Don’t Call Her Hillary | Teen Ink

Don’t Call Her Hillary

October 29, 2016
By rachelzerdin BRONZE, London, Other
rachelzerdin BRONZE, London, Other
4 articles 0 photos 0 comments

“Donald calls Hillary a ‘nasty woman’”
“Trump and Clinton go head-to-head in the final debate”

How often have you seen news stories phrased in that way during any part of the presidential campaign? I, for one, can think of only one person who has referred to Trump by his first name – Clinton herself. A seemingly harmless issue of wording, this discrepancy in the appellations attributed towards the candidates masks a point of gender politics which runs much deeper. Donald Trump, a grown man running for arguably the most powerful position in the world, is referred to by his surname, a means of address indicative of respect and professionalism. Hillary Rodham Clinton, a grown woman running for arguably the most powerful position in the world, is referred to by her first name, a means of address which indicates familiarity and insouciance.

And, yes, this is a gender issue. By using this demeaning epithet, we reduce Hillary to a little girl, incapable of adequately performing the task at hand. In the same way it is ridiculous to imagine a “President Donald” (for more reasons than one), we should find “President Hillary” an equally bizarre sobriquet. Yet over a year of hearing Clinton referred to mononymously has led most of us to become fairly used to this phrasing. And, no, it is not a matter of avoiding confusion with Clinton’s husband, former president Bill Clinton. I am deeply confident that if people are truly incapable of distinguishing between a male former President and the woman running for the role today, then modern civilisation has far more pressing problems than who wins the US Presidential Election.

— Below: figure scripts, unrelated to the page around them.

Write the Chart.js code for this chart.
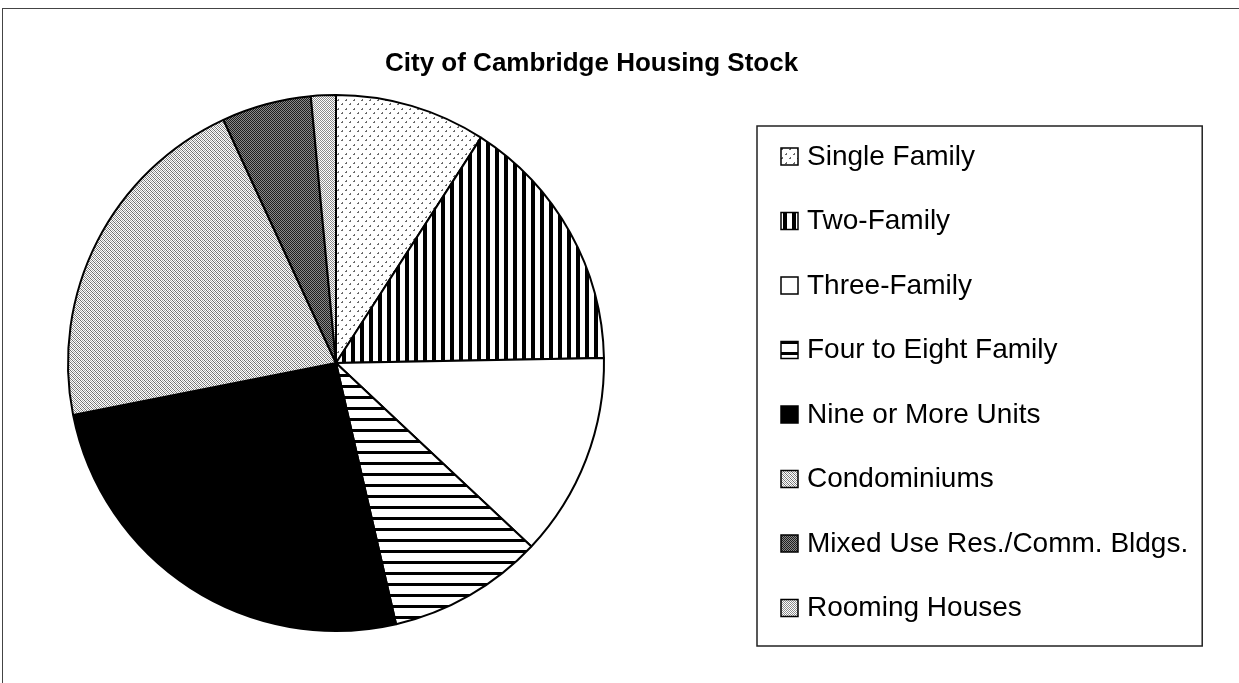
<!DOCTYPE html>
<html>
<head>
<meta charset="utf-8">
<title>City of Cambridge Housing Stock</title>
<script src="https://cdn.jsdelivr.net/npm/chart.js@4.4.0/dist/chart.umd.min.js"></script>
<style>
    html, body { margin: 0; padding: 0; background: #fff; }
    #wrap { position: relative; width: 1239px; height: 683px; overflow: hidden; }
    #frame { position: absolute; left: 2px; top: 8px; right: -5px; bottom: -5px; border-top: 1px solid #444; border-left: 1px solid #444; }
    #title {
        position: absolute; left: 385px; top: 47px; width: 400px; text-align: center;
        font: bold 26px "Liberation Sans", Arial, sans-serif; color: #000; white-space: nowrap;
    }
    #housingChart { position: absolute; left: 0; top: 0; }
</style>
</head>
<body>
<div id="wrap">
    <div id="frame"></div>
    <canvas id="housingChart" width="1239" height="683"></canvas>
    <div id="title">City of Cambridge Housing Stock</div>
</div>
<script>
// values (share of housing stock, %)
const categories = [
    'Single Family',
    'Two-Family',
    'Three-Family',
    'Four to Eight Family',
    'Nine or More Units',
    'Condominiums',
    'Mixed Use Res./Comm. Bldgs.',
    'Rooming Houses'
];
const shares = [9.1, 15.6, 12.3, 9.4, 25.5, 21.2, 5.4, 1.5];

// small tiles that mimic the old b/w print fills
function makePattern(w, h, draw) {
    const c = document.createElement('canvas');
    c.width = w;
    c.height = h;
    const g = c.getContext('2d');
    g.fillStyle = '#fff';
    g.fillRect(0, 0, w, h);
    draw(g);
    return g.createPattern(c, 'repeat');
}

const fills = [
    // single family: sparse little dashes
    makePattern(8, 9, g => {
        g.fillStyle = '#6a6a6a';
        g.fillRect(1, 1, 2, 1);
        g.fillRect(2, 0, 1, 1);
        g.fillRect(5, 5, 2, 1);
        g.fillRect(6, 4, 1, 1);
    }),
    // two-family: vertical stripes
    makePattern(9, 4, g => {
        g.fillStyle = '#000';
        g.fillRect(0, 0, 4, 4);
    }),
    // three-family: plain white
    '#ffffff',
    // four to eight: horizontal lines
    makePattern(4, 11, g => {
        g.fillStyle = '#000';
        g.fillRect(0, 0, 4, 3);
    }),
    // nine or more: solid black
    '#000000',
    // condominiums: light diagonal grey
    makePattern(4, 4, g => {
        g.fillStyle = '#6e6e6e';
        for (let i = 0; i < 4; i++) g.fillRect(i, i, 1, 1);
        g.fillStyle = '#a8a8a8';
        g.fillRect(2, 0, 1, 1); g.fillRect(3, 1, 1, 1);
        g.fillRect(0, 2, 1, 1); g.fillRect(1, 3, 1, 1);
    }),
    // mixed use: dark grey
    makePattern(2, 2, g => {
        g.fillStyle = '#1e1e1e';
        g.fillRect(0, 0, 1, 1); g.fillRect(1, 1, 1, 1);
        g.fillStyle = '#8a8a8a';
        g.fillRect(1, 0, 1, 1); g.fillRect(0, 1, 1, 1);
    }),
    // rooming houses: light grey
    makePattern(2, 2, g => {
        g.fillStyle = '#8c8c8c';
        g.fillRect(0, 0, 1, 1); g.fillRect(1, 1, 1, 1);
    })
];

// legend drawn in a box, like the original
const boxedLegend = {
    id: 'boxedLegend',
    afterDraw(chart, args, opts) {
        const ctx = chart.ctx;
        const ds = chart.data.datasets[0];
        ctx.save();
        ctx.font = opts.font;
        let widest = 0;
        chart.data.labels.forEach(l => { widest = Math.max(widest, ctx.measureText(l).width); });
        const right = opts.textX + widest + opts.padRight;

        ctx.strokeStyle = '#222';
        ctx.lineWidth = 1.5;
        ctx.strokeRect(opts.left, opts.top, right - opts.left, opts.bottom - opts.top);

        ctx.textBaseline = 'middle';
        chart.data.labels.forEach((label, i) => {
            const y = opts.firstRow + i * opts.rowGap;
            ctx.fillStyle = ds.backgroundColor[i];
            ctx.fillRect(opts.markerX, y - 8, 17, 17);
            ctx.lineWidth = 1.5;
            ctx.strokeStyle = '#000';
            ctx.strokeRect(opts.markerX, y - 8, 17, 17);
            ctx.fillStyle = '#000';
            ctx.fillText(label, opts.textX, y + 1);
        });
        ctx.restore();
    }
};

const ctx = document.getElementById('housingChart').getContext('2d');
const housingChart = new Chart(ctx, {
    type: 'pie',
    data: {
        labels: categories,
        datasets: [{
            data: shares,
            backgroundColor: fills,
            borderColor: '#000',
            borderWidth: 2
        }]
    },
    options: {
        responsive: false,
        animation: false,
        layout: {
            padding: { left: 67, right: 634, top: 94, bottom: 51 }
        },
        plugins: {
            legend: { display: false },
            tooltip: { enabled: false },
            title: { display: false },
            boxedLegend: {
                left: 757,
                top: 126,
                bottom: 646,
                markerX: 781,
                textX: 807,
                padRight: 14,
                firstRow: 156,
                rowGap: 64.5,
                font: '28px "Liberation Sans", Arial, sans-serif'
            }
        }
    },
    plugins: [boxedLegend]
});
</script>
</body>
</html>
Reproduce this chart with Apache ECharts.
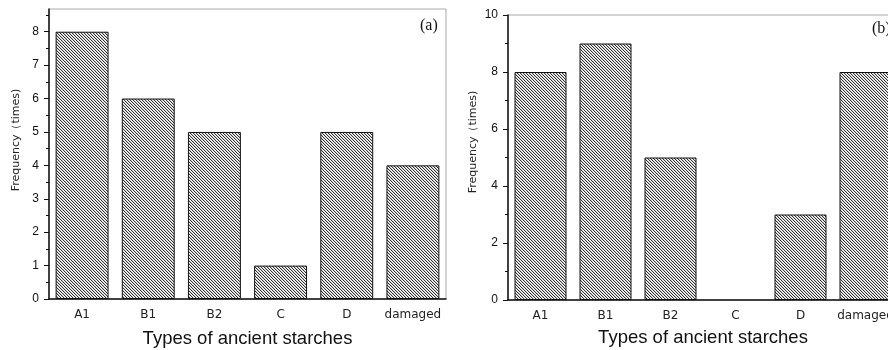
<!DOCTYPE html>
<html>
<head>
<meta charset="utf-8">
<script src="https://cdn.jsdelivr.net/npm/echarts@6/dist/echarts.min.js"></script>
<style>
  html, body { margin: 0; padding: 0; overflow: hidden; background: #fff; }
  #chart { width: 900px; height: 350px; }
</style>
</head>
<body>
<div id="chart"></div>
<script>
// data
const categories = ['A1', 'B1', 'B2', 'C', 'D', 'damaged'];
const valuesA = [8, 6, 5, 1, 5, 4];
const valuesB = [8, 9, 5, 0, 3, 8];
const yTicksA = [0, 1, 2, 3, 4, 5, 6, 7, 8];
const yMinorA = [0.5, 1.5, 2.5, 3.5, 4.5, 5.5, 6.5, 7.5, 8.5];

// hatch fill (diagonal lines, top-left to bottom-right)
function hatch() {
  const c = document.createElement('canvas');
  c.width = 3; c.height = 3;
  const ctx = c.getContext('2d');
  ctx.fillStyle = '#fff';
  ctx.fillRect(0, 0, 3, 3);
  for (let i = 0; i < 3; i++) {
    ctx.fillStyle = '#333';
    ctx.fillRect(i, i, 1, 1);
    ctx.fillStyle = '#d0d0d0';
    ctx.fillRect((i + 1) % 3, i, 1, 1);
  }
  return c;
}
const fill = { image: hatch(), repeat: 'repeat' };

const chart = echarts.init(document.getElementById('chart'));

const axisLineStyle = { color: '#111', width: 1.5 };
const catLabel = { fontFamily: 'DejaVu Sans', fontSize: 12, color: '#222', margin: 10, interval: 0 };
const valLabel = { fontFamily: 'Liberation Sans', fontSize: 12, color: '#111', margin: 10 };
const xName = { fontFamily: 'Liberation Sans', fontSize: 18.5, color: '#111' };

// zero-height bars drawn without an outline
const barData = vals => vals.map(v => v === 0 ? { value: v, itemStyle: { borderWidth: 0 } } : v);

const option = {
  animation: false,
  grid: [
    { left: 49, top: 9, width: 397, height: 290, outerBoundsMode: 'none', show: true, borderColor: '#aaa', borderWidth: 1 },
    { left: 508, top: 15, width: 390, height: 285, outerBoundsMode: 'none', show: true, borderColor: '#aaa', borderWidth: 1 }
  ],
  xAxis: [
    {
      type: 'category', gridIndex: 0, position: 'bottom', data: categories,
      axisLine: { lineStyle: axisLineStyle },
      axisTick: { alignWithLabel: true, length: 5, lineStyle: { color: '#111' } },
      axisLabel: catLabel,
      name: 'Types of ancient starches', nameLocation: 'middle', nameGap: 30, nameTextStyle: xName
    },
    {
      type: 'category', gridIndex: 0, position: 'bottom', data: categories,
      axisLine: { show: false },
      axisTick: { length: 3, lineStyle: { color: '#111' } },
      axisLabel: { show: false }
    },
    {
      type: 'category', gridIndex: 1, position: 'bottom', data: categories,
      axisLine: { lineStyle: axisLineStyle },
      axisTick: { alignWithLabel: true, length: 5, lineStyle: { color: '#111' } },
      axisLabel: catLabel,
      name: 'Types of ancient starches', nameLocation: 'middle', nameGap: 28, nameTextStyle: xName
    },
    {
      type: 'category', gridIndex: 1, position: 'bottom', data: categories,
      axisLine: { show: false },
      axisTick: { length: 3, lineStyle: { color: '#111' } },
      axisLabel: { show: false }
    }
  ],
  yAxis: [
    {
      type: 'value', gridIndex: 0, min: 0, max: 8.68,
      axisLine: { show: true, lineStyle: axisLineStyle },
      axisTick: { show: true, length: 5, customValues: yTicksA, lineStyle: { color: '#111' } },
      axisLabel: Object.assign({ customValues: yTicksA }, valLabel),
      splitLine: { show: false }
    },
    {
      type: 'value', gridIndex: 0, min: 0, max: 8.68, position: 'left',
      axisLine: { show: false },
      axisTick: { show: true, length: 3, customValues: yMinorA, lineStyle: { color: '#111' } },
      axisLabel: { show: false },
      splitLine: { show: false }
    },
    {
      type: 'value', gridIndex: 1, min: 0, max: 10, interval: 2,
      axisLine: { show: true, lineStyle: axisLineStyle },
      axisTick: { show: true, length: 5, lineStyle: { color: '#111' } },
      minorTick: { show: true, splitNumber: 2, length: 3, lineStyle: { color: '#111' } },
      axisLabel: valLabel,
      splitLine: { show: false }
    }
  ],
  graphic: [
    {
      type: 'text', x: 16.5, y: 140, rotation: Math.PI / 2,
      style: { text: 'Frequency（times)', fontFamily: 'DejaVu Sans', fontSize: 11, fill: '#222', align: 'center', verticalAlign: 'middle' }
    },
    {
      type: 'text', x: 473, y: 142, rotation: Math.PI / 2,
      style: { text: 'Frequency（times)', fontFamily: 'DejaVu Sans', fontSize: 11, fill: '#222', align: 'center', verticalAlign: 'middle' }
    },
    {
      type: 'text', x: 420, y: 26,
      style: { text: '(a)', fontFamily: 'Liberation Serif', fontSize: 16, fill: '#111', align: 'left', verticalAlign: 'middle' }
    },
    {
      type: 'text', x: 872, y: 29,
      style: { text: '(b)', fontFamily: 'Liberation Serif', fontSize: 16, fill: '#111', align: 'left', verticalAlign: 'middle' }
    }
  ],
  series: [
    {
      type: 'bar', xAxisIndex: 0, yAxisIndex: 0, data: barData(valuesA), barCategoryGap: '20%',
      itemStyle: { color: fill, borderColor: '#111', borderWidth: 1 }
    },
    {
      type: 'bar', xAxisIndex: 2, yAxisIndex: 2, data: barData(valuesB), barCategoryGap: '20%',
      itemStyle: { color: fill, borderColor: '#111', borderWidth: 1 }
    }
  ]
};
chart.setOption(option);
</script>
</body>
</html>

I would even go so far as to say that this way of talking about Clinton could potentially be damaging to her chances of securing the presidency. Constantly hearing her referred to by her surname can, over time, build up a subconscious idea that she is not to be taken seriously and is not a real contender. No one is going to vote for “President Hillary”, but if we continue to refer to her by her first name, that is the title people will have in their heads come 8th November.

Clinton is a grown woman who has achieved remarkable professional success, by very virtue of being a presidential candidate. Whatever you may think of her policies, she is at least owed the respect of being addressed by her surname, like any man in her position would be.